====== Information shown ======
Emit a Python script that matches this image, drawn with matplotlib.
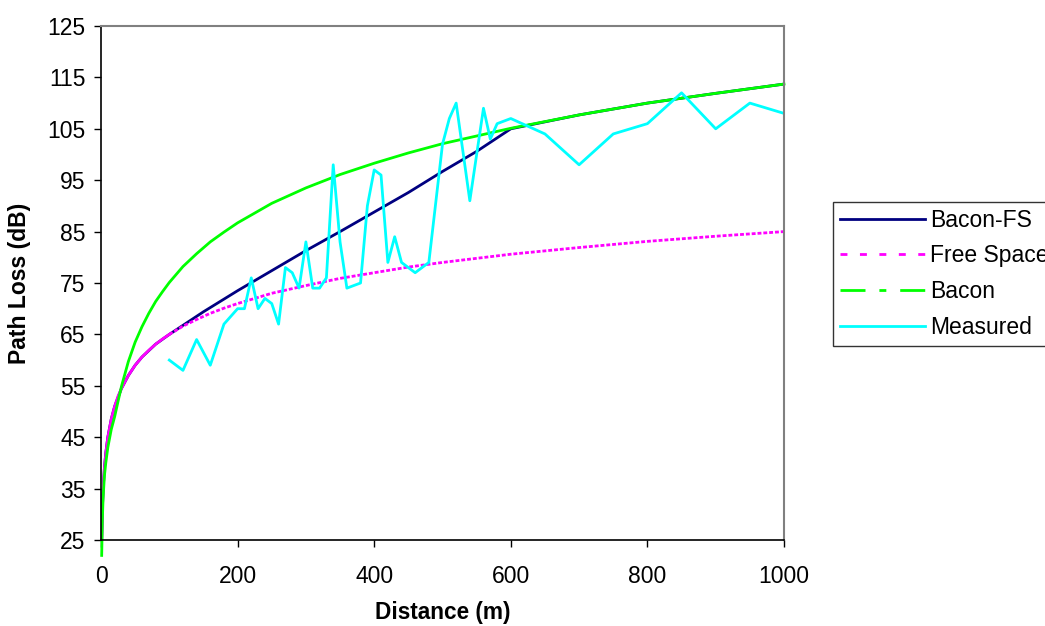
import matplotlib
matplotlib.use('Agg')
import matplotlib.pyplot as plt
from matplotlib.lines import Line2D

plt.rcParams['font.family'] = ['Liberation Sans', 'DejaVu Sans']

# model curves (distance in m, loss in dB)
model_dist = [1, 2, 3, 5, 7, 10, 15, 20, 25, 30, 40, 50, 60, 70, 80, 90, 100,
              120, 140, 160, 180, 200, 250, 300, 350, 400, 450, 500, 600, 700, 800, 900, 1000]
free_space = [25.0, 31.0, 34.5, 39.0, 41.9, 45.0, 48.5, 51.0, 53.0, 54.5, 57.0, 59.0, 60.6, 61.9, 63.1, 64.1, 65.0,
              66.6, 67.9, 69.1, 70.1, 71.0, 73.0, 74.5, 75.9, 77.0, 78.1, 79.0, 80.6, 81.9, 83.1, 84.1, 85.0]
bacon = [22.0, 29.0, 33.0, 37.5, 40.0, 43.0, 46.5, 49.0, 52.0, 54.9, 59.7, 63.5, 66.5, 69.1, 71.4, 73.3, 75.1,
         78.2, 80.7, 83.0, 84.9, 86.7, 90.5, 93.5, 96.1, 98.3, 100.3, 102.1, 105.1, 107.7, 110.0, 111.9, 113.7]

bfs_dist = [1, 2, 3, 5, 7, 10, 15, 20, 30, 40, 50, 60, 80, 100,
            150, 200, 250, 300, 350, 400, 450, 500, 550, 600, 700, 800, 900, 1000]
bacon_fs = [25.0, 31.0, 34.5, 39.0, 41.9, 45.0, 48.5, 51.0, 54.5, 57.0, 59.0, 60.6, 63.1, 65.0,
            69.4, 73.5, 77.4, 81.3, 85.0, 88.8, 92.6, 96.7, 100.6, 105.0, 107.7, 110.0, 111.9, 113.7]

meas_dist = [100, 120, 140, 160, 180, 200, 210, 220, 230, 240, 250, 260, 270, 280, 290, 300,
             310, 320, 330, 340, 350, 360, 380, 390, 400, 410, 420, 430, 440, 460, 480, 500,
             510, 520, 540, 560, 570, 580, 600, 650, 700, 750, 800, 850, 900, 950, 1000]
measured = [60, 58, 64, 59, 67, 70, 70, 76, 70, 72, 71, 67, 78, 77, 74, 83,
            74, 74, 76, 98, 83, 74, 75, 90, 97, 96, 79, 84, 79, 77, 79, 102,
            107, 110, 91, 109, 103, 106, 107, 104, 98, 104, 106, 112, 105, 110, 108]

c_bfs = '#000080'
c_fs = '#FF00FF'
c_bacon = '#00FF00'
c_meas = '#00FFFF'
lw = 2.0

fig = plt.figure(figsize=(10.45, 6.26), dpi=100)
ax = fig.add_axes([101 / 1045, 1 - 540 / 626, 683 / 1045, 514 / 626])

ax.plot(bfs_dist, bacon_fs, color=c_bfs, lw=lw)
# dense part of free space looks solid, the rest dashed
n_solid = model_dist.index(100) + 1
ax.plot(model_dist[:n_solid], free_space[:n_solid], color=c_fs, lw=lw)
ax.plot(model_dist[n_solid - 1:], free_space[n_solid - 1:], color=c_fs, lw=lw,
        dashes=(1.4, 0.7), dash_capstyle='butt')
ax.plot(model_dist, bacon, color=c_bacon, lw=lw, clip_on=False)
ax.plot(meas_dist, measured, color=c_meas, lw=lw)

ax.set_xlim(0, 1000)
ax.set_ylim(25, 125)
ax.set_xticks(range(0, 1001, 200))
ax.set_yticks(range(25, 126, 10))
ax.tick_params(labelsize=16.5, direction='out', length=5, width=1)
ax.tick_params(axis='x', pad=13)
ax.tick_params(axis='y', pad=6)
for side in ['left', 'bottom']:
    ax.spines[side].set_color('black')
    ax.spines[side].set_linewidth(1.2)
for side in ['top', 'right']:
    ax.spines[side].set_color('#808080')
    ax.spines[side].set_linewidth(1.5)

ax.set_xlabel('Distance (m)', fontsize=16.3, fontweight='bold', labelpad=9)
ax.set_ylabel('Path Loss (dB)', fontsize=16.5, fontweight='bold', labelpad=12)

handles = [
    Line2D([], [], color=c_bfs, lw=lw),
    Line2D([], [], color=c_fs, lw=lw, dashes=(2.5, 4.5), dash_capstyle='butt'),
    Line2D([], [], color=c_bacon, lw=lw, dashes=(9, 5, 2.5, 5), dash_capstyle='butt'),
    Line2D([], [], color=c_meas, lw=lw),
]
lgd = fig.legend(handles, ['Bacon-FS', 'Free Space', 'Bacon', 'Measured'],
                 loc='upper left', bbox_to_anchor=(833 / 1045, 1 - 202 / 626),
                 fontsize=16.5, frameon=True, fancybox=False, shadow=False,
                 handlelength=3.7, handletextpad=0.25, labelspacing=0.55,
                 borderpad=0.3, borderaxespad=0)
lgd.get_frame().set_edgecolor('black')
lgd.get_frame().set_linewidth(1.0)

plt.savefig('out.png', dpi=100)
======
====== Information shown ======
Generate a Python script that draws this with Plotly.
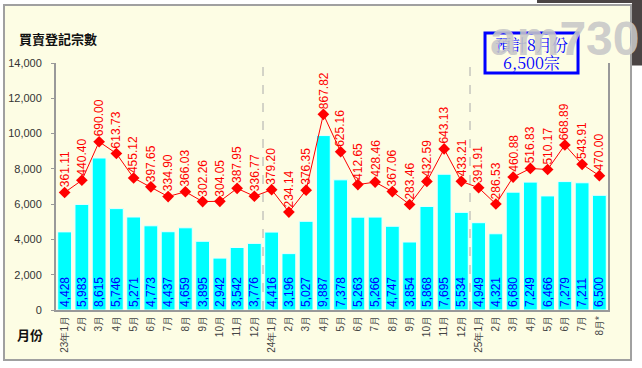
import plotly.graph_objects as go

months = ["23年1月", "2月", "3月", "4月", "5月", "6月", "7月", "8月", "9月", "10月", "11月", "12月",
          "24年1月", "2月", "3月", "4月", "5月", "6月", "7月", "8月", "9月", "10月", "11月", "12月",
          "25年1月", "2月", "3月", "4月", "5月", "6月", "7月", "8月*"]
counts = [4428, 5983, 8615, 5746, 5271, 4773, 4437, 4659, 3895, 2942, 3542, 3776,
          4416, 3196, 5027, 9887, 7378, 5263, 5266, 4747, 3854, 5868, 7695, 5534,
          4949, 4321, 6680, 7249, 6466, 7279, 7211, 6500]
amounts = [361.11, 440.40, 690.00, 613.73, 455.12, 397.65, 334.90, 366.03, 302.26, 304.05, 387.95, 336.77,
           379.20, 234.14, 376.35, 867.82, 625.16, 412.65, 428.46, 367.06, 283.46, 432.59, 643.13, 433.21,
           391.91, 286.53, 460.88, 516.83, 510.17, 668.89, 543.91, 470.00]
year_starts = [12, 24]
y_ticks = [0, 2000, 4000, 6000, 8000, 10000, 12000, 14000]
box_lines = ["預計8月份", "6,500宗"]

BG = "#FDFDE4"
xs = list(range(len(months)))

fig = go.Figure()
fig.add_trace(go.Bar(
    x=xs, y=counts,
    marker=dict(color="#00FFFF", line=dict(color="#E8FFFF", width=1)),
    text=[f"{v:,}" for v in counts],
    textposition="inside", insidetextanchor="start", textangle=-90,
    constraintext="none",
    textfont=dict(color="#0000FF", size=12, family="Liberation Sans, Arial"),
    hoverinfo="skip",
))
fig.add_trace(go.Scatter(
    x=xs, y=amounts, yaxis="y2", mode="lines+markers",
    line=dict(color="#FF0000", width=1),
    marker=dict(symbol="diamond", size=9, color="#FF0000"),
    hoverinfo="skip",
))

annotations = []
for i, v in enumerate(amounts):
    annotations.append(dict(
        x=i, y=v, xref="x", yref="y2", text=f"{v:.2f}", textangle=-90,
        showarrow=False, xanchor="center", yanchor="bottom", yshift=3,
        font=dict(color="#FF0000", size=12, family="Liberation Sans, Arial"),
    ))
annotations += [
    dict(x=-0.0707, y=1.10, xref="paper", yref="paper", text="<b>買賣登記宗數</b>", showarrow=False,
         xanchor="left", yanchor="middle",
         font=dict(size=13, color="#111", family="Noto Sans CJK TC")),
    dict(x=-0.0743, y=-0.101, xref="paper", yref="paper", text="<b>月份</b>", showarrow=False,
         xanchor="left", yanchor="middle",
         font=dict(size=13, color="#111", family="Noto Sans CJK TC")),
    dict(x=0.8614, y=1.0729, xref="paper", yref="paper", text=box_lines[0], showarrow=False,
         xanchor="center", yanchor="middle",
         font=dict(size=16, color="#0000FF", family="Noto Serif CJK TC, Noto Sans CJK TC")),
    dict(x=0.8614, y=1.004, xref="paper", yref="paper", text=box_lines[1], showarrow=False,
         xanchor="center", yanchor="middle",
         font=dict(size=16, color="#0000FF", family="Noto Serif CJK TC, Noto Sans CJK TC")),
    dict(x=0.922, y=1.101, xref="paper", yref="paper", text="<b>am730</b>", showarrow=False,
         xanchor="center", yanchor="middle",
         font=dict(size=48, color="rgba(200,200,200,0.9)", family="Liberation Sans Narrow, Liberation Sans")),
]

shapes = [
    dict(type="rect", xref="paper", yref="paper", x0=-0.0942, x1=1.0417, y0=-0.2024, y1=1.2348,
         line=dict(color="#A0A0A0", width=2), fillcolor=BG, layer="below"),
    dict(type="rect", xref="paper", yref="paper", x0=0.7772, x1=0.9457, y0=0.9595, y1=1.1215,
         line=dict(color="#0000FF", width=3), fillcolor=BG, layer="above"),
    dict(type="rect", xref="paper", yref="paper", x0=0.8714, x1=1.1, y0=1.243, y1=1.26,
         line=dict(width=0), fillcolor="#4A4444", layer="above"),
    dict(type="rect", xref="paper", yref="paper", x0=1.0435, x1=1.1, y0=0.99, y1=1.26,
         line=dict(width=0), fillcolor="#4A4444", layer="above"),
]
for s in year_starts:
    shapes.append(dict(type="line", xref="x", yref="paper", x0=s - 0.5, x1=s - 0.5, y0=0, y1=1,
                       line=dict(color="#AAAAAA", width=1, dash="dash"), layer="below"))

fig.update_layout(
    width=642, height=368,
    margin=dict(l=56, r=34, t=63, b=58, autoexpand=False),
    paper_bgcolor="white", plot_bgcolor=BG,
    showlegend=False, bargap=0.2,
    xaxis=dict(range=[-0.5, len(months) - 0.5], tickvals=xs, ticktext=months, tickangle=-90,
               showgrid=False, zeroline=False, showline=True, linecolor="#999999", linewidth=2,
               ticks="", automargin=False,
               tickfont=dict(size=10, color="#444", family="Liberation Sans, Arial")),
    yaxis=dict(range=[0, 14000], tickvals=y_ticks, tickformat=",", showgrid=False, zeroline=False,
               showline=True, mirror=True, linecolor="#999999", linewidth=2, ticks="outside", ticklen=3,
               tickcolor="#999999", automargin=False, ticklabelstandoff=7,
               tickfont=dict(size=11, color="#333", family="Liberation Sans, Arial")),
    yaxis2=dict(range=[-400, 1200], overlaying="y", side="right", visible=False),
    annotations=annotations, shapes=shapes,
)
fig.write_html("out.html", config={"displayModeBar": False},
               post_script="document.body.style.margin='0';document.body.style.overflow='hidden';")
======
__Task directions__:
Extract exactly the lines running from the line containing "Generate a Python" to the line containing "import plotly.graph_objects as go", with both end lines included and all pictures left out.

__Task solution__:
Generate a Python script that draws this with Plotly.
import plotly.graph_objects as go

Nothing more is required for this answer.